Como se percebe, o problema reflete em como você vai elaborar uma solução. Na minha percepção, é necessário mais federalismo, mais descentralização e priorizar recursos em infraestrutura e defesa (como apontei no artigo anterior). Se a burocracia do poder federal é incapaz, então procede que não deve cobrar mais tributos e criar mais burocracia. Que deixe os recursos para os estados e municípios definirem o que fazer. 

Mas para isso é necessário uma revisão do sistema tributário, criar limitações nas competências do poder federal sobre os estados e municípios.  

A população brasileira já está consciente de muitos dos pontos expostos acima. O atual governo federal, no entanto, quer se aproveitar de toda a tragédia para fazer o que mais sabem: centralizar, desviar verbas, aproveitar a crise para reforçar o poder federal, os esquemas de corrupção e de controle social, inversamente ao desejo da população.

Alguns acham que a solução é ter mais poder federal agindo no estado.

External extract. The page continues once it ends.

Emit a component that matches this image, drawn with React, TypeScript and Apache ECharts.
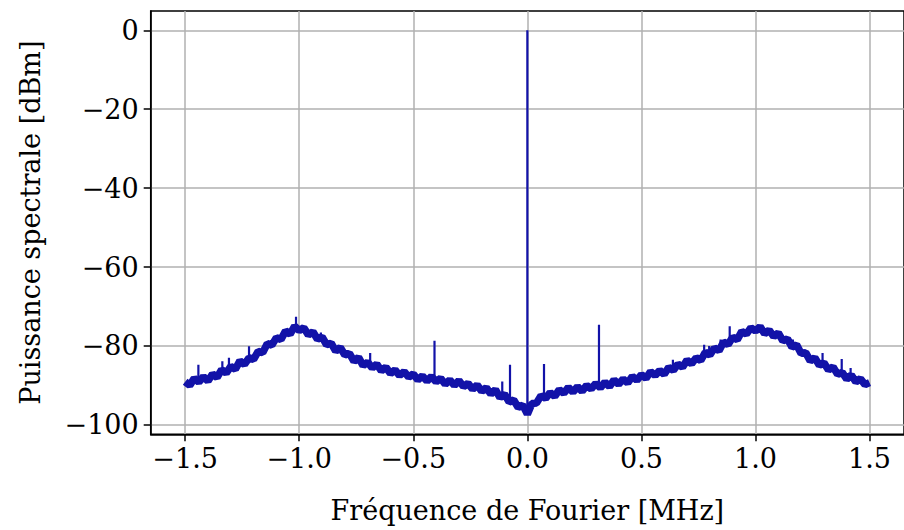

Talvez eles não tenham visto os vídeos sobre as agências federais multando doações, barrando circulação de veículos de salvamento, impedindo caminhões de chegarem medicamentos e alimentação à população em calamidade, criando empecilhos para ajuda internacional. Igualmente não devem ter visto nenhum dos vídeos, centenas deles,  mostrando as trapalhadas das forças armadas durante o período das enchentes. 

Para quem, assim como eu, percebeu que o estado máximo do poder federal é um dos nossos maiores problemas, a tragédia é um sinal de alerta, pois o governo federal não está abrindo mão de nenhum recurso que surrupiou do Rio Grande do Sul, mas está agindo para criar mais burocracia federal naquele estado. O movimento Povo pelo Povo tem uma missão nacional.